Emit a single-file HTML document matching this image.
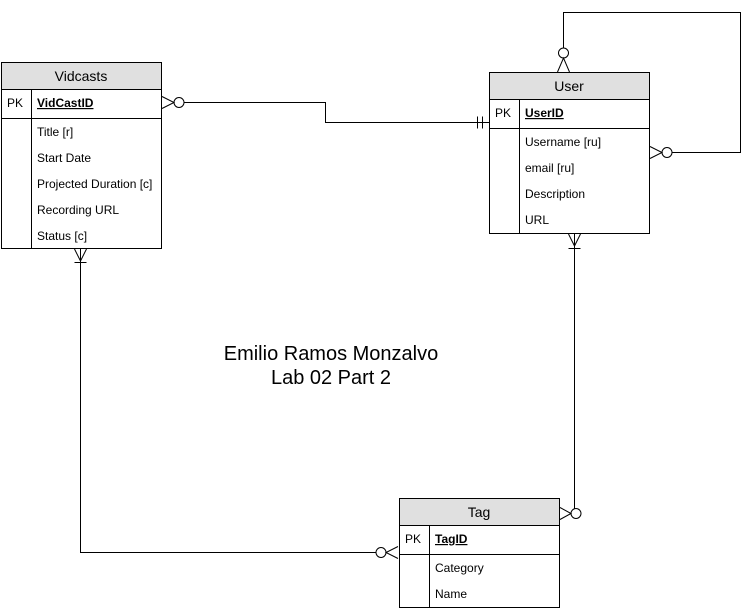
<!DOCTYPE html>
<html><head><style>
body{margin:0;background:#fff;}
svg text{font-family:"Liberation Sans",Helvetica,Arial,sans-serif;fill:#000;}
</style></head><body>
<svg width="754" height="609" viewBox="0 0 754 609" xmlns="http://www.w3.org/2000/svg">
<g fill="none" stroke="#000" stroke-width="1">
<rect x="1.5" y="62.5" width="160" height="186" fill="#fff"/>
<rect x="1.5" y="62.5" width="160" height="27" fill="#e0e0e0"/>
<line x1="1.5" y1="118.5" x2="161.5" y2="118.5"/>
<line x1="31.5" y1="89.5" x2="31.5" y2="248.5"/>
<rect x="489.5" y="72.5" width="160" height="161" fill="#fff"/>
<rect x="489.5" y="72.5" width="160" height="27" fill="#e0e0e0"/>
<line x1="489.5" y1="128.5" x2="649.5" y2="128.5"/>
<line x1="519.5" y1="99.5" x2="519.5" y2="233.5"/>
<rect x="399.5" y="498.5" width="160" height="109" fill="#fff"/>
<rect x="399.5" y="498.5" width="160" height="27" fill="#e0e0e0"/>
<line x1="399.5" y1="554.5" x2="559.5" y2="554.5"/>
<line x1="429.5" y1="525.5" x2="429.5" y2="607.5"/>
<polyline points="184,102.5 325.5,102.5 325.5,122.5 489,122.5"/>
<circle cx="179" cy="102.5" r="5" fill="#fff"/>
<polyline points="162,96.5 174,102.5 162,108.5"/>
<line x1="477.5" y1="116.5" x2="477.5" y2="128.5"/>
<line x1="482.5" y1="116.5" x2="482.5" y2="128.5"/>
<polyline points="563.5,48 563.5,12.5 740.5,12.5 740.5,152.5 672,152.5"/>
<circle cx="563.5" cy="53" r="5" fill="#fff"/>
<polyline points="557.5,72 563.5,58 569.5,72"/>
<circle cx="667" cy="152.5" r="5" fill="#fff"/>
<polyline points="650,146.5 662,152.5 650,158.5"/>
<polyline points="574.5,234 574.5,513.5 581,513.5"/>
<polyline points="568.5,234 574.5,246 580.5,234"/>
<line x1="568.5" y1="248.5" x2="580.5" y2="248.5"/>
<circle cx="576" cy="513.5" r="5" fill="#fff"/>
<polyline points="560,507.5 571,513.5 560,519.5"/>
<polyline points="80.5,249 80.5,552.5 376,552.5"/>
<polyline points="74.5,249 80.5,261 86.5,249"/>
<line x1="74.5" y1="262.5" x2="86.5" y2="262.5"/>
<circle cx="381" cy="552.5" r="5" fill="#fff"/>
<polyline points="398,546.5 386,552.5 398,558.5"/>
</g>
<g font-size="14" text-anchor="middle">
<text x="81" y="81">Vidcasts</text>
<text x="569" y="91">User</text>
<text x="479" y="517">Tag</text>
</g>
<g font-size="12">
<text x="7" y="107">PK</text>
<text x="37" y="107" font-weight="bold" text-decoration="underline">VidCastID</text>
<text x="37" y="136">Title [r]</text>
<text x="37" y="162">Start Date</text>
<text x="37" y="188">Projected Duration [c]</text>
<text x="37" y="214">Recording URL</text>
<text x="37" y="240">Status [c]</text>
<text x="495" y="117">PK</text>
<text x="525" y="117" font-weight="bold" text-decoration="underline">UserID</text>
<text x="525" y="146">Username [ru]</text>
<text x="525" y="172">email [ru]</text>
<text x="525" y="198">Description</text>
<text x="525" y="224">URL</text>
<text x="405" y="543">PK</text>
<text x="435" y="543" font-weight="bold" text-decoration="underline">TagID</text>
<text x="435" y="572">Category</text>
<text x="435" y="598">Name</text>
</g>
<g font-size="20" text-anchor="middle">
<text x="331" y="360">Emilio Ramos Monzalvo</text>
<text x="331" y="384">Lab 02 Part 2</text>
</g>
</svg>
</body></html>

──────

Written exercise: Reproduce the material above in full, exactly, with no images.

The answer:
Emit a single-file HTML document matching this image.
<!DOCTYPE html>
<html><head><style>
body{margin:0;background:#fff;}
svg text{font-family:"Liberation Sans",Helvetica,Arial,sans-serif;fill:#000;}
</style></head><body>
<svg width="754" height="609" viewBox="0 0 754 609" xmlns="http://www.w3.org/2000/svg">
<g fill="none" stroke="#000" stroke-width="1">
<rect x="1.5" y="62.5" width="160" height="186" fill="#fff"/>
<rect x="1.5" y="62.5" width="160" height="27" fill="#e0e0e0"/>
<line x1="1.5" y1="118.5" x2="161.5" y2="118.5"/>
<line x1="31.5" y1="89.5" x2="31.5" y2="248.5"/>
<rect x="489.5" y="72.5" width="160" height="161" fill="#fff"/>
<rect x="489.5" y="72.5" width="160" height="27" fill="#e0e0e0"/>
<line x1="489.5" y1="128.5" x2="649.5" y2="128.5"/>
<line x1="519.5" y1="99.5" x2="519.5" y2="233.5"/>
<rect x="399.5" y="498.5" width="160" height="109" fill="#fff"/>
<rect x="399.5" y="498.5" width="160" height="27" fill="#e0e0e0"/>
<line x1="399.5" y1="554.5" x2="559.5" y2="554.5"/>
<line x1="429.5" y1="525.5" x2="429.5" y2="607.5"/>
<polyline points="184,102.5 325.5,102.5 325.5,122.5 489,122.5"/>
<circle cx="179" cy="102.5" r="5" fill="#fff"/>
<polyline points="162,96.5 174,102.5 162,108.5"/>
<line x1="477.5" y1="116.5" x2="477.5" y2="128.5"/>
<line x1="482.5" y1="116.5" x2="482.5" y2="128.5"/>
<polyline points="563.5,48 563.5,12.5 740.5,12.5 740.5,152.5 672,152.5"/>
<circle cx="563.5" cy="53" r="5" fill="#fff"/>
<polyline points="557.5,72 563.5,58 569.5,72"/>
<circle cx="667" cy="152.5" r="5" fill="#fff"/>
<polyline points="650,146.5 662,152.5 650,158.5"/>
<polyline points="574.5,234 574.5,513.5 581,513.5"/>
<polyline points="568.5,234 574.5,246 580.5,234"/>
<line x1="568.5" y1="248.5" x2="580.5" y2="248.5"/>
<circle cx="576" cy="513.5" r="5" fill="#fff"/>
<polyline points="560,507.5 571,513.5 560,519.5"/>
<polyline points="80.5,249 80.5,552.5 376,552.5"/>
<polyline points="74.5,249 80.5,261 86.5,249"/>
<line x1="74.5" y1="262.5" x2="86.5" y2="262.5"/>
<circle cx="381" cy="552.5" r="5" fill="#fff"/>
<polyline points="398,546.5 386,552.5 398,558.5"/>
</g>
<g font-size="14" text-anchor="middle">
<text x="81" y="81">Vidcasts</text>
<text x="569" y="91">User</text>
<text x="479" y="517">Tag</text>
</g>
<g font-size="12">
<text x="7" y="107">PK</text>
<text x="37" y="107" font-weight="bold" text-decoration="underline">VidCastID</text>
<text x="37" y="136">Title [r]</text>
<text x="37" y="162">Start Date</text>
<text x="37" y="188">Projected Duration [c]</text>
<text x="37" y="214">Recording URL</text>
<text x="37" y="240">Status [c]</text>
<text x="495" y="117">PK</text>
<text x="525" y="117" font-weight="bold" text-decoration="underline">UserID</text>
<text x="525" y="146">Username [ru]</text>
<text x="525" y="172">email [ru]</text>
<text x="525" y="198">Description</text>
<text x="525" y="224">URL</text>
<text x="405" y="543">PK</text>
<text x="435" y="543" font-weight="bold" text-decoration="underline">TagID</text>
<text x="435" y="572">Category</text>
<text x="435" y="598">Name</text>
</g>
<g font-size="20" text-anchor="middle">
<text x="331" y="360">Emilio Ramos Monzalvo</text>
<text x="331" y="384">Lab 02 Part 2</text>
</g>
</svg>
</body></html>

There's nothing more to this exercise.